* _WRITTEN TASK_:
Leave out the pictures, and write out exactly the lines from the beginning of the material to the line holding "return (x - X_RANGE[0])", that line included, and nothing else.

Saved data entries:
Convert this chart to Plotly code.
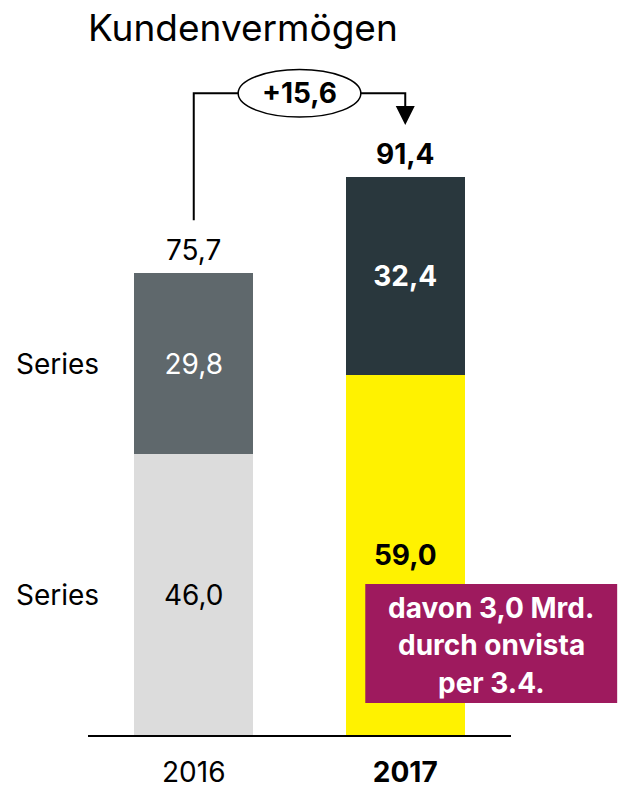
import plotly.graph_objects as go

years = ["2016", "2017"]
bottom_values = [46.0, 59.0]
top_values = [29.8, 32.4]
totals = [75.7, 91.4]
delta = "+15,6"
series_labels = ["Series", "Series"]
note_lines = ["davon 3,0 Mrd.", "durch onvista", "per 3.4."]

bottom_colors = ["#dcdcdc", "#fff200"]
top_colors = ["#5f686c", "#29373d"]
font_family = "Inter, 'Open Sans', sans-serif"
num_size = 28

X_RANGE = [-0.5, 1.5]
Y_RANGE = [0, 695 / 6.1]


def de(v):
    return f"{v:.1f}".replace(".", ",")


def bold_if(s, flag):
    return f"<b>{s}</b>" if flag else s


def px_(x):
    # data x -> paper x
    return (x - X_RANGE[0]) / (X_RANGE[1] - X_RANGE[0])


def py_(y):
    return (y - Y_RANGE[0]) / (Y_RANGE[1] - Y_RANGE[0])


x_pos = [0, 1]
is_bold = [False, True]

fig = go.Figure()
fig.add_trace(go.Bar(
    x=x_pos, y=bottom_values, marker_color=bottom_colors, width=0.5625,
    text=[bold_if(de(v), b) for v, b in zip(bottom_values, is_bold)],
    textposition="inside", insidetextanchor="middle", constraintext="none",
    textfont=dict(size=num_size, color="black", family=font_family),
    hoverinfo="skip", marker_line_width=0,
))
fig.add_trace(go.Bar(
    x=x_pos, y=top_values, marker_color=top_colors, width=0.5625,
    text=[bold_if(de(v), b) for v, b in zip(top_values, is_bold)],
    textposition="inside", insidetextanchor="middle", constraintext="none",
    textfont=dict(size=num_size, color="white", family=font_family),
    hoverinfo="skip", marker_line_width=0,
))

annotations = []
# totals above bars
for xi, t, b in zip(x_pos, totals, is_bold):
    annotations.append(dict(
        x=xi, y=t, xref="x", yref="y", text=bold_if(de(t), b), showarrow=False,
        yanchor="bottom", yshift=4, font=dict(size=num_size, color="black", family=font_family),
    ))

# series labels on the left
for lbl, yv in zip(series_labels, [bottom_values[0] / 2, bottom_values[0] + top_values[0] / 2]):
    annotations.append(dict(
        x=px_(-0.85), y=py_(yv), xref="paper", yref="paper", text=lbl, showarrow=False,
        xanchor="left", yanchor="middle",
        font=dict(size=num_size, color="black", family=font_family),
    ))

# bracket with delta
bracket_y = max(totals) + 13.8
left_start = totals[0] + 8.7
arrow_tip = totals[1] + 8.6
ell_hw = 0.29
ell_hh = 3.9
mid = 0.5
shapes = [
    dict(type="path", xref="x", yref="y",
         path=f"M {x_pos[0]},{left_start} L {x_pos[0]},{bracket_y} L {mid - ell_hw},{bracket_y}",
         line=dict(color="black", width=2)),
    dict(type="path", xref="x", yref="y",
         path=f"M {mid + ell_hw},{bracket_y} L {x_pos[1]},{bracket_y} L {x_pos[1]},{arrow_tip + 2.5}",
         line=dict(color="black", width=2)),
    dict(type="circle", xref="x", yref="y",
         x0=mid - ell_hw, x1=mid + ell_hw, y0=bracket_y - ell_hh, y1=bracket_y + ell_hh,
         line=dict(color="black", width=1.5), fillcolor="white"),
]
annotations.append(dict(
    x=x_pos[1], y=arrow_tip, ax=x_pos[1], ay=arrow_tip + 3, xref="x", yref="y",
    axref="x", ayref="y", text="", showarrow=True, arrowhead=2, arrowsize=1.9,
    arrowwidth=2, arrowcolor="black",
))
annotations.append(dict(
    x=mid, y=bracket_y, xref="x", yref="y", text=f"<b>{delta}</b>", showarrow=False,
    font=dict(size=num_size, color="black", family=font_family),
))

# magenta note box
box_x0, box_x1 = 0.811, 2.002
box_y0, box_y1 = 5.25, 24.75
shapes.append(dict(type="rect", xref="paper", yref="paper", x0=px_(box_x0), x1=px_(box_x1),
                   y0=py_(box_y0), y1=py_(box_y1), fillcolor="#9e1a5e", line_width=0, layer="above"))
line_ys = [20.9, 14.8, 8.6]
for txt, yv in zip(note_lines, line_ys):
    annotations.append(dict(
        x=px_((box_x0 + box_x1) / 2), y=py_(yv), xref="paper", yref="paper", text=f"<b>{txt}</b>",
        showarrow=False, xanchor="center", yanchor="middle",
        font=dict(size=28, color="white", family=font_family),
    ))

fig.update_layout(
    barmode="stack",
    width=620, height=788,
    margin=dict(l=88, r=109, t=40, b=53),
    paper_bgcolor="white", plot_bgcolor="white",
    showlegend=False,
    title=dict(text="Kundenvermögen", x=88 / 620, xanchor="left", xref="container",
               y=1 - 28 / 788, yanchor="middle", yref="container",
               font=dict(size=37, color="black", family=font_family)),
    xaxis=dict(range=X_RANGE, tickvals=x_pos, automargin=False,
               ticktext=[bold_if(y, b) for y, b in zip(years, is_bold)],
               showline=True, linecolor="black", linewidth=2, showgrid=False,
               zeroline=False, ticks="", ticklabelstandoff=11,
               tickfont=dict(size=num_size, color="black", family=font_family)),
    yaxis=dict(range=Y_RANGE, visible=False, showgrid=False, zeroline=False, automargin=False),
    shapes=shapes,
    annotations=annotations,
)

fig.write_html("out.html", post_script="document.body.style.margin='0';",
               config={"displayModeBar": False})
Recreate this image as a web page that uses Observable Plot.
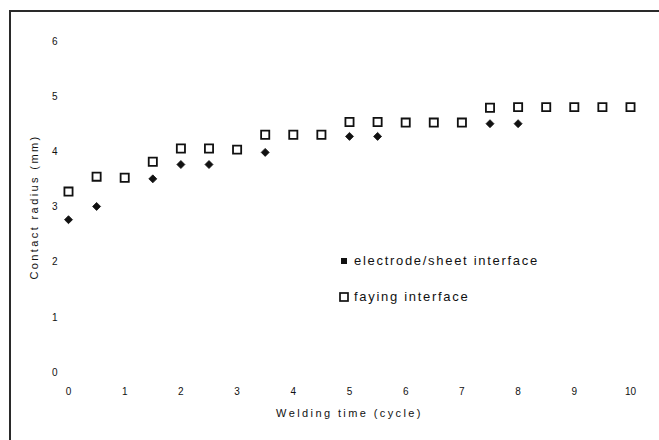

* _FULL SOLUTION_:
Convert this chart to Plotly code.
import plotly.graph_objects as go

years = ["2016", "2017"]
bottom_values = [46.0, 59.0]
top_values = [29.8, 32.4]
totals = [75.7, 91.4]
delta = "+15,6"
series_labels = ["Series", "Series"]
note_lines = ["davon 3,0 Mrd.", "durch onvista", "per 3.4."]

bottom_colors = ["#dcdcdc", "#fff200"]
top_colors = ["#5f686c", "#29373d"]
font_family = "Inter, 'Open Sans', sans-serif"
num_size = 28

X_RANGE = [-0.5, 1.5]
Y_RANGE = [0, 695 / 6.1]


def de(v):
    return f"{v:.1f}".replace(".", ",")


def bold_if(s, flag):
    return f"<b>{s}</b>" if flag else s


def px_(x):
    # data x -> paper x
    return (x - X_RANGE[0]) / (X_RANGE[1] - X_RANGE[0])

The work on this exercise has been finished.